## TASK DIRECTIONS
Transcribe the whole listing below without changing a word, but leave out every image.

## SUPPLIED MATERIAL
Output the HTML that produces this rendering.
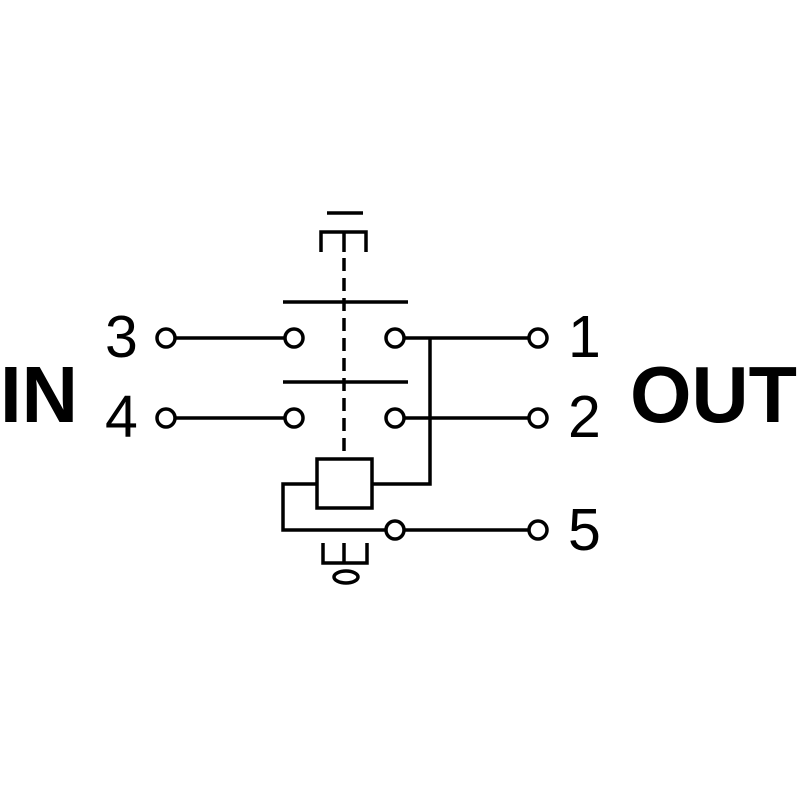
<!DOCTYPE html>
<html><head><style>body{margin:0;background:#fff}svg{display:block}</style></head><body>
<svg width="800" height="800" viewBox="0 0 800 800" xmlns="http://www.w3.org/2000/svg">
<g fill="none" stroke="#000" stroke-width="3.5">
<line x1="327" y1="213" x2="363" y2="213"/>
<polyline points="321,252 321,232 366,232 366,252"/>
<line x1="344" y1="232" x2="344" y2="252"/>
<line x1="344" y1="258" x2="344" y2="458" stroke-dasharray="13,7"/>
<line x1="283" y1="302" x2="408" y2="302"/>
<line x1="283" y1="382" x2="408" y2="382"/>
<line x1="175" y1="338" x2="285" y2="338"/>
<line x1="175" y1="418" x2="285" y2="418"/>
<line x1="404" y1="338" x2="529" y2="338"/>
<line x1="404" y1="418" x2="529" y2="418"/>
<line x1="404" y1="530" x2="529" y2="530"/>
<polyline points="430,338 430,484 372,484"/>
<rect x="317" y="459" width="55" height="49"/>
<polyline points="317,484 283,484 283,530 386,530"/>
<polyline points="323,543 323,563 367,563 367,543"/>
<line x1="344" y1="543" x2="344" y2="563"/>
<ellipse cx="346" cy="577" rx="12" ry="6"/>
<circle cx="166" cy="338" r="9"/><circle cx="166" cy="418" r="9"/>
<circle cx="294" cy="338" r="9"/><circle cx="294" cy="418" r="9"/>
<circle cx="395" cy="338" r="9"/><circle cx="395" cy="418" r="9"/>
<circle cx="395" cy="530" r="9"/>
<circle cx="538" cy="338" r="9"/><circle cx="538" cy="418" r="9"/><circle cx="538" cy="530" r="9"/>
</g>
<g font-family="'Liberation Sans',sans-serif" fill="#000">
<text x="0" y="422" font-size="80" font-weight="bold" textLength="78" lengthAdjust="spacingAndGlyphs">IN</text>
<text x="630" y="422" font-size="80" font-weight="bold" textLength="167" lengthAdjust="spacingAndGlyphs">OUT</text>
<text x="105" y="357" font-size="59">3</text>
<text x="105" y="437" font-size="59">4</text>
<text x="568" y="357" font-size="59">1</text>
<text x="568" y="437" font-size="59">2</text>
<text x="568" y="550" font-size="59">5</text>
</g>
</svg>
</body></html>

## REPLY
Output the HTML that produces this rendering.
<!DOCTYPE html>
<html><head><style>body{margin:0;background:#fff}svg{display:block}</style></head><body>
<svg width="800" height="800" viewBox="0 0 800 800" xmlns="http://www.w3.org/2000/svg">
<g fill="none" stroke="#000" stroke-width="3.5">
<line x1="327" y1="213" x2="363" y2="213"/>
<polyline points="321,252 321,232 366,232 366,252"/>
<line x1="344" y1="232" x2="344" y2="252"/>
<line x1="344" y1="258" x2="344" y2="458" stroke-dasharray="13,7"/>
<line x1="283" y1="302" x2="408" y2="302"/>
<line x1="283" y1="382" x2="408" y2="382"/>
<line x1="175" y1="338" x2="285" y2="338"/>
<line x1="175" y1="418" x2="285" y2="418"/>
<line x1="404" y1="338" x2="529" y2="338"/>
<line x1="404" y1="418" x2="529" y2="418"/>
<line x1="404" y1="530" x2="529" y2="530"/>
<polyline points="430,338 430,484 372,484"/>
<rect x="317" y="459" width="55" height="49"/>
<polyline points="317,484 283,484 283,530 386,530"/>
<polyline points="323,543 323,563 367,563 367,543"/>
<line x1="344" y1="543" x2="344" y2="563"/>
<ellipse cx="346" cy="577" rx="12" ry="6"/>
<circle cx="166" cy="338" r="9"/><circle cx="166" cy="418" r="9"/>
<circle cx="294" cy="338" r="9"/><circle cx="294" cy="418" r="9"/>
<circle cx="395" cy="338" r="9"/><circle cx="395" cy="418" r="9"/>
<circle cx="395" cy="530" r="9"/>
<circle cx="538" cy="338" r="9"/><circle cx="538" cy="418" r="9"/><circle cx="538" cy="530" r="9"/>
</g>
<g font-family="'Liberation Sans',sans-serif" fill="#000">
<text x="0" y="422" font-size="80" font-weight="bold" textLength="78" lengthAdjust="spacingAndGlyphs">IN</text>
<text x="630" y="422" font-size="80" font-weight="bold" textLength="167" lengthAdjust="spacingAndGlyphs">OUT</text>
<text x="105" y="357" font-size="59">3</text>
<text x="105" y="437" font-size="59">4</text>
<text x="568" y="357" font-size="59">1</text>
<text x="568" y="437" font-size="59">2</text>
<text x="568" y="550" font-size="59">5</text>
</g>
</svg>
</body></html>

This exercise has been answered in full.